Cardio: how much should we be doing?

We can improve our lifestyle in many ways but one of the most effective changes we can make to impact our health positively is to increase how much exercise we do - and you don't suddenly have to start planning your first marathon to see an improvement.

Just 30 minutes of brisk walking each day will make a huge difference to both your physical fitness and your mental wellbeing - but sadly, many of us are nowhere near as active as we should be.

Also known as aerobic exercise, cardiovascular activities increase the amount of oxygen delivered to and used by your muscles. Cardiovascular exercise is any form of 'whole-body' activity that rhythmically works the major muscle groups, such as the legs, for prolonged periods of time (five minutes or more). Whether that's a brisk walk with the dog, or a competitive game of football, it improves the efficiency of both the heart and the lungs.

How much cardio keeps us healthy?

Thirty minutes of moderate-level cardiovascular exercise at least five days a week is enough to benefit your health significantly. This can come in a number of forms, including light cycling, brisk walking, or even vigorous gardening. You can turn to more vigorous activities such as running and competitive sports as your fitness improves, and this will have an even greater impact on your health and fitness.

What are the benefits of cardiovascular exercise?

Regular physical activity can significantly reduce your chances of developing several major conditions including heart disease, diabetes, cancer, obesity, high blood pressure, high cholesterol, stroke, dementia, depression and osteoporosis as well as leave you feeling more energetic and better about yourself.

Some benefits are less well known - if you have trouble sleeping you may be able to improve your insomnia with more exercise and it is also a great way of dealing with stress, boosting your self-esteem and improving your brain function.

Other benefits include keeping your bones strong, helping to keep conditions such as asthma and arthritis in check, and improving the way your joints function.

Increasing your activity

One of the easiest ways to introduce more exercise into your life is simply to walk more often.
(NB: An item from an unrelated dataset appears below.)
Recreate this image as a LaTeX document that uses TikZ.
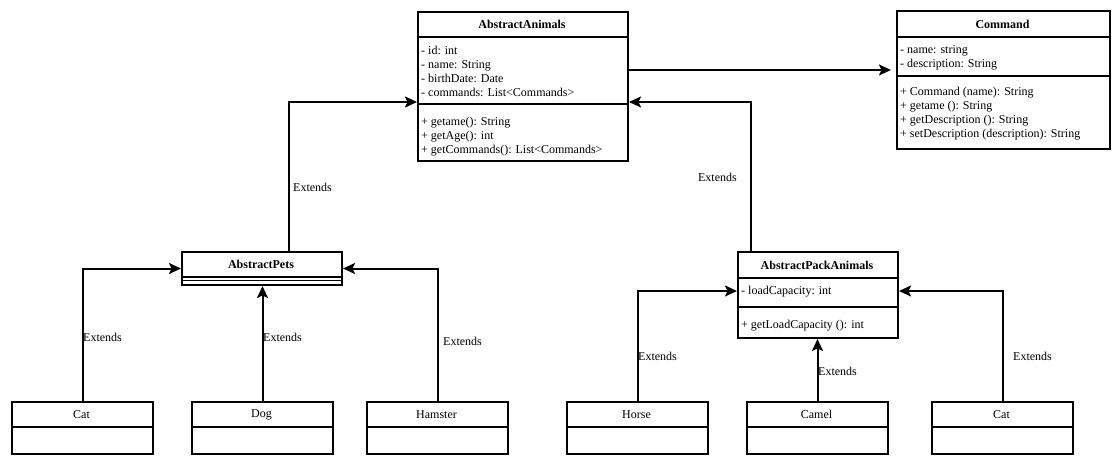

Whether you get off the bus earlier on your way to work or school, or you introduce a walk after your evening meal, walking is a perfect start to increasing your exercise levels. Leaving the car at home when you need to go to the local shop, and walking or cycling instead is also an idea, or if you do have to drive, park further away from the shop when you arrive.

When you're at work, try to have conversations with work colleagues on the move if you can, and use the stairs instead of the lift. Have to talk to a work colleague the other side of the building? Don't use the telephone, walk to their desk and speak to them face-to-face. You might also want to go for a walk at lunch time, rather than spend the time at your desk. It will help reduce your levels of stress, too.